During the Pacific Islands Forum at Nauru, the New Zealand deputy prime minister, Winston Peters, repeated his country’s long-standing offer to take 150 refugees from Nauru. Knowing that the island and its corrupt and despotic ruler Baron Waqa were wholly owned subsidiaries of Australia, Peters went straight to Payne, who equally promptly said no.

But Peters tried again: Australia’s refusal to release its victims to a haven across the ditch was, ostensibly, based on the fear that they might somehow make their way back to Australia, thus undoing John Howard’s unbreakable prohibition and unleashing untold armadas of people smugglers on our vulnerable shores.

This never made much sense; apart from the obvious fact that refugees made welcome in New Zealand would be unlikely to want to go to an Australia which was happy to see them die rather than admit them, Payne remains eager to send a few to the United States, where the same risks – if risks they are – apply. And in any case Peters said cheerfully that the problem was easily fixed: New Zealand would legislate to prevent it happening, so why not get on with it?

Because – well, because we said we won’t, and we will decide, et cetera. At which point the brutal slogans lapsed into sadism.
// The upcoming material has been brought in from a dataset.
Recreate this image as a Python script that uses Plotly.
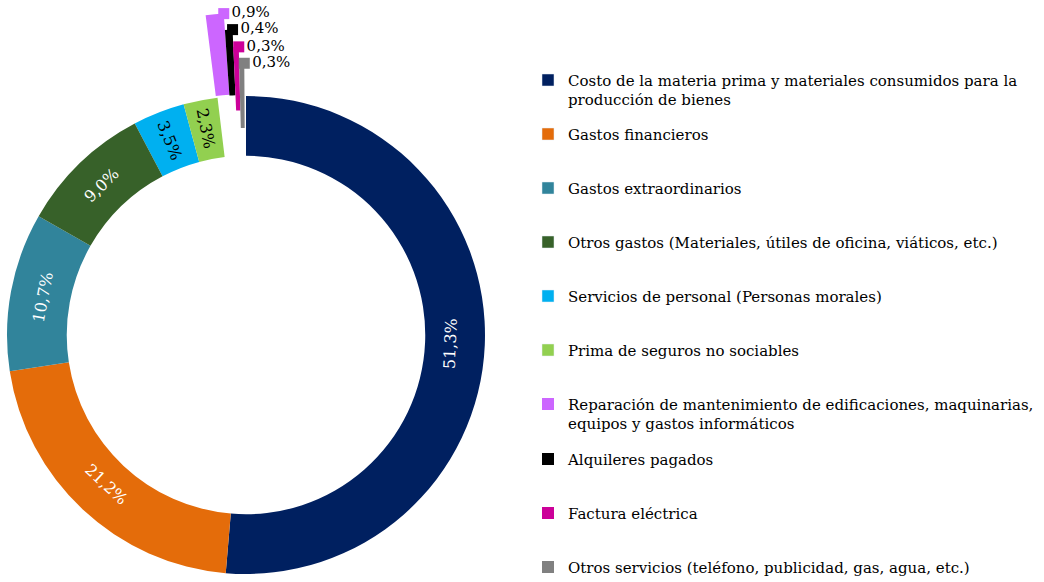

The suffering, trauma, dementia and death no longer has any real point: we do it just because we can. At which point our new Prime Minister insists he never bullies anyone and has no time for it, and asks his acolytes if they love Australia and all Australians – but not, presumably, those nasty foreigners.

Many decades ago the great comedian Barry Humphries defined xenophobia as love of Australia. He thought he was being satirical. But these days so-called patriotism is not just the last refuge of a scoundrel: it has now blown into full on jingoism, and the pursuit of and exploitation of prejudice and bigotry has become one of the main foundations of the coalition’s hopes or re-election. That, and religion – or faith, as Morrison prefers to call it.

And without much hope or charity, it is probably all he has left. The terrible reality struck at the Wagga Wagga by-election, True, it was a state poll rather than a federal one, but a swing of 30 per cent in one of the safest Liberal seats in Morrison’s home state of New South Wales cannot be dismissed as an aberration. Nor will it help Morrison to blame everyone else or to say that it is now in the past, time to move on, nothing to see here. But he has to remain defiantly ordinary and upbeat, so perhaps it is time to go back to the master.

Menzies once encouraged the public with the exhortation: “I appeal to all citizens to go about their affairs in characteristically normal and cheerful fashion.” This was back in 1939 when the then Prime Minister was announcing that Australia would enter the Second World War, a conflict that among other things destroyed his government.

But it worked for a few months, and that is all the time Morrison has got before he has to face the people. Worth a try – there isn’t much else.